On the face of it, it is urban mismanagement that’s causing all the water-logging, traffic jams, etc in Delhi, Gurgaon and other big cities of India. However, the criticism of the civic authorities has been very tempered and mellow, both in the media as well as by the general public, because there is an overall awareness that there is something behind it. People who lived in Delhi in the 1970s and 1980s still fondly recall how neat and clean the city was. People who lived in Bombay in the 1960s and 1970s have to wrack their brains to recall whether they saw in those days anything like what they have been seeing during each monsoon for the past 15 years. With urban India being in such a mess, one cannot feel very optimistic about the Smart City project.
Consider Bengaluru. The city holds about 38% of the population of Karnataka and accounts about 34% of gross state domestic product. But the question is how much the city contributes by way of municipal taxes. For the year 2014-15 the budgeted receipts of the city’s municipal corporation were Rs 5,978 crore and the revised ones were Rs 2,894 crore. As regards the expenditure the budgeted one for 2014-15 was Rs 6,096 crore while the revised one was Rs 2,927 crore. Simply insufficient for a city that has 6.1 million registered vehicles.
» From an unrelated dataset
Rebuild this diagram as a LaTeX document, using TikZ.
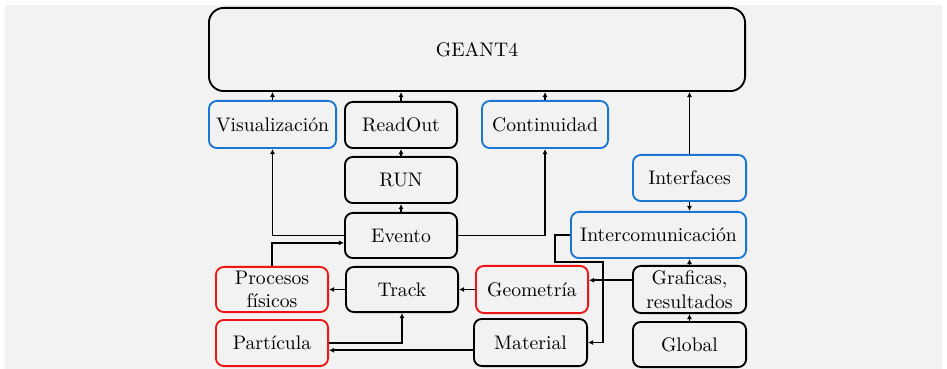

However much we celebrate the unshackling of our economy since the reforms began in 1991, it is not a coincidence that the urban decay began in the mid-1990s. In the normal circumstances any municipal corporation is supposed to provide some basic services such as regulating land use and constructing buildings, roads and bridges; supplying water both for domestic and industrial and commercial needs; creating amenities for public health, sanitation, and solid waste management, etc. With such a poor track record of revenue collection and weakening of grants from the state governments, we cannot expect much improvement in the future. Our urban failure is the other face of our prosperity.